Petrobras currently has $38 billion in debt and will need to raise a further $32 billion on debt markets by 2014 to complete its 2010-2014 business plan, local Estado news agency said Tuesday, citing Chief Executive Officer Jose Sergio Gabrielli. The business plan involves investments of $224 billion to allow Petrobras double its output by 2014, from its current 2010 average oil production target of 2.1 million barrels a day at its Brazilian operations.
The company expects to generate cash of $155 billion during the 2010-2014 period, after dividends payments, if international oil prices stay around $80 a barrel, Estado said.
International Brent oil prices averaged $76.60 a barrel during the third quarter, up from $68 a year ago. While this improved revenues from Petrobras' exports and its overseas operations, it also meant higher prices for imports of fuel products.
Domestic prices for gasoline and diesel, which are controlled by the government, remained stable as no change has been authorized since prices were reduced in June 2009. However, domestic sales-volume growth exceeded GDP growth, which could top 7% this year. That allowed Petrobras to boost profit margins, according to Max Bueno of broker Spinelli.
Demand for fuels, including diesel and gasoline, should surge 12% in 2010 from a year earlier, Petrobras director Paulo Roberto Costa told reporters at the Rio Oil and Gas conference in September.
Earnings before interest, taxes, depreciation and amortization, or Ebitda, leapt 18.1% to BRL16.52 billion, according to Bueno's calculation. Profitability could grow further as the company improves and expands its refinery installations, he said.
"The modernization of Petrobras' refinery installations underway will end up benefiting the company's balance sheet," Bueno said. "Petrobras will import less gasoline and diesel and export more higher-value added products."
Petrobras expects to be free of fuel imports in 2014 when it brings two new oil refineries into production, according to Costa.

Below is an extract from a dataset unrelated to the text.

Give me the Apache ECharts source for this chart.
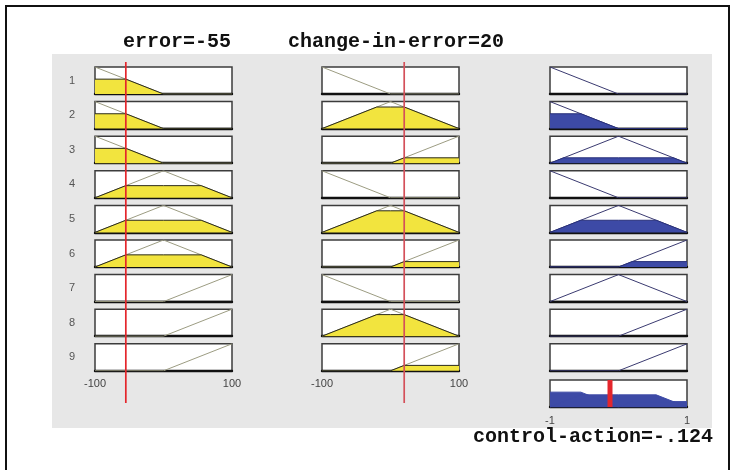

"Expectations for the fourth quarter are also that output will grow as new production systems come into operation," Bueno said.
Production stoppages at Petrobras' P-33 and P-35 production rigs in Campos basin -- the former was temporarily shut down by Brazil's National Petroleum Agency ANP on safety precautions -- brought Petrobras a "very weak" quarterly oil production, according to Emerson Leite, analyst with Credit Suisse.
Quarterly oil output of 1.99 million barrels a day, down 1% from a year earlier despite new capacity having been brought on stream, was partly offset by rising gas production, although the company's overall production targets are still at risk, according to Leite.
Total quarterly production of oil and gas was 2.57 million barrels of oil equivalent, up 1.4% from the same 2009 period.